Expand description
Circuit breaker pattern for preventing cascading failures.
Implements the circuit breaker reliability pattern to protect Iron Runtime from cascading failures when upstream LLM providers become unavailable. Automatically opens circuits after threshold failures, preventing wasted requests to failing services.
§Purpose
This crate provides fault tolerance for LLM provider integration:
- Detect failing services through failure rate monitoring
- Prevent cascading failures by short-circuiting bad requests
- Auto-recovery with configurable timeout periods
- Per-service state isolation
§Circuit Breaker States
The circuit breaker follows a three-state model:
-
Closed: Normal operation, requests pass through. Failure counter increments on each failure. Transitions to Open when failures reach threshold.
-
Open: Circuit is open, requests fail fast without hitting upstream service. Prevents wasted resources on known-bad endpoints. Transitions to HalfOpen after timeout expires.
-
HalfOpen: Trial period, allows limited requests to test recovery.
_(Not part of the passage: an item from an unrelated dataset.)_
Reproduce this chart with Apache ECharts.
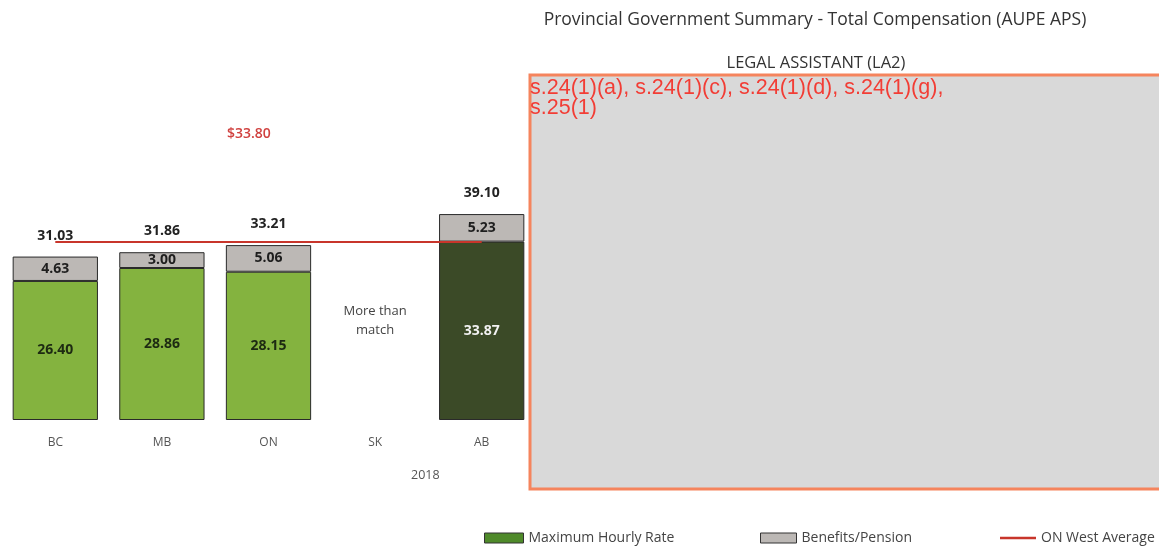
<!DOCTYPE html>
<html><head><meta charset="utf-8">
<script src="https://cdn.jsdelivr.net/npm/echarts@6/dist/echarts.min.js"></script>
<style>html,body{margin:0;padding:0;background:#fff}#c{width:1159px;height:550px}</style>
</head><body><div id="c"></div>
<script>
var categories = ['BC', 'MB', 'ON', 'SK', 'AB'];
var hourlyRate = [26.40, 28.86, 28.15, null, 33.87];
var benefits = [4.63, 3.00, 5.06, null, 5.23];
var totals = [31.03, 31.86, 33.21, null, 39.10];
var westAverage = [33.80, 33.80, 33.80, 33.80, 33.80];
var yearLabel = '2018';
var skNote = 'More than\nmatch';
var avgLabel = '$33.80';

var FONT = '"Open Sans", Lato, sans-serif';
var chart = echarts.init(document.getElementById('c'));
var GREEN = '#84b33f', DARK = '#3b4a27', GRAY = '#bcb8b5';
var legendText = {fontSize: 14, color: '#444', fontFamily: FONT};

var option = {
  animation: false,
  textStyle: {fontFamily: FONT},
  title: [
    {text: 'Provincial Government Summary - Total Compensation (AUPE APS)', left: 810, top: 6, textAlign: 'center',
     textStyle: {fontSize: 17.5, fontWeight: 'normal', color: '#333', fontFamily: FONT}},
    {text: 'LEGAL ASSISTANT (LA2)', left: 811, top: 50, textAlign: 'center',
     textStyle: {fontSize: 16.5, fontWeight: 'normal', color: '#333', fontFamily: FONT}}
  ],
  legend: [
    {left: 484, top: 531, padding: 0, itemWidth: 39, itemHeight: 10, itemGap: 4, textStyle: legendText,
     data: [{name: 'Maximum Hourly Rate', icon: 'rect', itemStyle: {color: '#4f8a2a', borderColor: '#333', borderWidth: 1}}]},
    {left: 760, top: 531, padding: 0, itemWidth: 36, itemHeight: 10, itemGap: 4, textStyle: legendText,
     data: [{name: 'Benefits/Pension', icon: 'rect', itemStyle: {color: GRAY, borderColor: '#333', borderWidth: 1}}]},
    {left: 1000, top: 531, padding: 0, itemWidth: 36, itemHeight: 10, textStyle: legendText, symbolKeepAspect: true,
     data: [{name: 'ON West Average', icon: 'path://M0,0 L36,0 L36,2.5 L0,2.5 Z', itemStyle: {color: '#c8352b'}}]}
  ],
  grid: {left: 2, width: 533, top: 104, height: 316},
  xAxis: {
    type: 'category', data: categories,
    axisLine: {show: false}, axisTick: {show: false},
    axisLabel: {color: '#555', fontSize: 12, margin: 17, fontFamily: FONT}
  },
  yAxis: {type: 'value', min: 0, max: 60, show: false, splitLine: {show: false}},
  series: [
    {
      name: 'Maximum Hourly Rate', type: 'bar', stack: 'tc', barWidth: '80%',
      data: hourlyRate.map(function (v, i) {
        return categories[i] === 'AB'
          ? {value: v, itemStyle: {color: DARK}, label: {color: '#f2f2f2'}}
          : v;
      }),
      itemStyle: {color: GREEN, borderColor: '#2a2a2a', borderWidth: 1},
      label: {show: true, position: 'inside', fontWeight: 'bold', fontSize: 14, color: '#1d2a12', fontFamily: FONT,
              formatter: function (p) { return p.value == null ? '' : p.value.toFixed(2); }}
    },
    {
      name: 'Benefits/Pension', type: 'bar', stack: 'tc', barWidth: '80%',
      data: benefits,
      itemStyle: {color: GRAY, borderColor: '#2a2a2a', borderWidth: 1},
      label: {show: true, position: 'inside', fontWeight: 'bold', fontSize: 14, color: '#1e1e1e', fontFamily: FONT,
              formatter: function (p) { return p.value == null ? '' : p.value.toFixed(2); }}
    },
    {
      name: 'Total', type: 'bar', stack: 'tc', barWidth: '80%',
      data: totals.map(function () { return 0; }),
      itemStyle: {color: 'transparent'},
      label: {show: true, position: 'top', distance: 14, fontWeight: 'bold', fontSize: 14, color: '#222', fontFamily: FONT,
              formatter: function (p) { var t = totals[p.dataIndex]; return t == null ? '' : t.toFixed(2); }}
    },
    {
      name: 'ON West Average', type: 'line', data: westAverage, symbol: 'none', z: 5,
      lineStyle: {color: '#c8352b', width: 2}, itemStyle: {color: '#c8352b'}
    }
  ]
};
chart.setOption(option);

var skPos = chart.convertToPixel({xAxisIndex: 0, yAxisIndex: 0}, ['SK', 19]);

chart.setOption({
  graphic: [
    {type: 'text', left: skPos[0] - 37, top: skPos[1] - 18, style: {text: skNote, fill: '#444', font: '13px ' + FONT, textAlign: 'center', lineHeight: 19, width: 74}},
    {type: 'text', left: 227, top: 127, style: {text: avgLabel, fill: '#d0413f', font: '600 14px ' + FONT}},
    {type: 'text', left: 411, top: 469, style: {text: yearLabel, fill: '#555', font: '12.5px ' + FONT}},
    {type: 'rect', shape: {x: 530, y: 75, width: 640, height: 414}, z: 100,
     style: {fill: '#d9d9d9', stroke: '#f5845d', lineWidth: 3}},
    {type: 'text', left: 530, top: 77, z: 101,
     style: {text: 's.24(1)(a), s.24(1)(c), s.24(1)(d), s.24(1)(g),\ns.25(1)', fill: '#f23d35', font: '21.5px "Liberation Sans", Arial, sans-serif', lineHeight: 20}}
  ]
});
</script>
</body></html>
First success closes circuit. First failure reopens circuit.
§Key Types
CircuitBreaker- Main circuit breaker with per-service state trackingCircuitState- Circuit state enum (Closed, Open, HalfOpen)
§Public API
§Basic Usage
use iron_reliability::CircuitBreaker;
// Create breaker: 5 failures triggers open, 60s timeout
let breaker = CircuitBreaker::new(5, 60);
// Check before making request
if breaker.is_open("openai") {
// Circuit open, fail fast
return Err("Service unavailable");
}
// Make request...
match make_llm_request() {
Ok(response) => {
breaker.record_success("openai");
Ok(response)
}
Err(e) => {
breaker.record_failure("openai");
Err(e)
}
}§Integration Pattern
use iron_reliability::CircuitBreaker;
use std::sync::Arc;
struct LlmRouter {
breaker: Arc<CircuitBreaker>,
}
impl LlmRouter {
fn route_request(&self, provider: &str) -> Result<(), String> {
// Fast-fail if circuit open
if self.breaker.is_open(provider) {
return Err(format!("Circuit open for {}", provider));
}
// Attempt request
match self.call_provider(provider) {
Ok(resp) => {
self.breaker.record_success(provider);
Ok(resp)
}
Err(e) => {
self.breaker.record_failure(provider);
Err(e)
}
}
}
fn call_provider(&self, provider: &str) -> Result<(), String> {
// Implementation...
}
}§Configuration
Circuit breaker behavior is controlled by two parameters:
-
failure_threshold: Number of consecutive failures before opening circuit. Higher values tolerate transient failures. Lower values provide faster detection. Typical: 3-10 failures.
-
timeout_secs: How long circuit stays open before attempting recovery. Longer timeouts reduce load on failing services. Shorter timeouts enable faster recovery. Typical: 30-120 seconds.
§Thread Safety
CircuitBreaker is thread-safe and designed for concurrent access.
Internal state uses Arc<Mutex<>> for safe sharing across request handlers.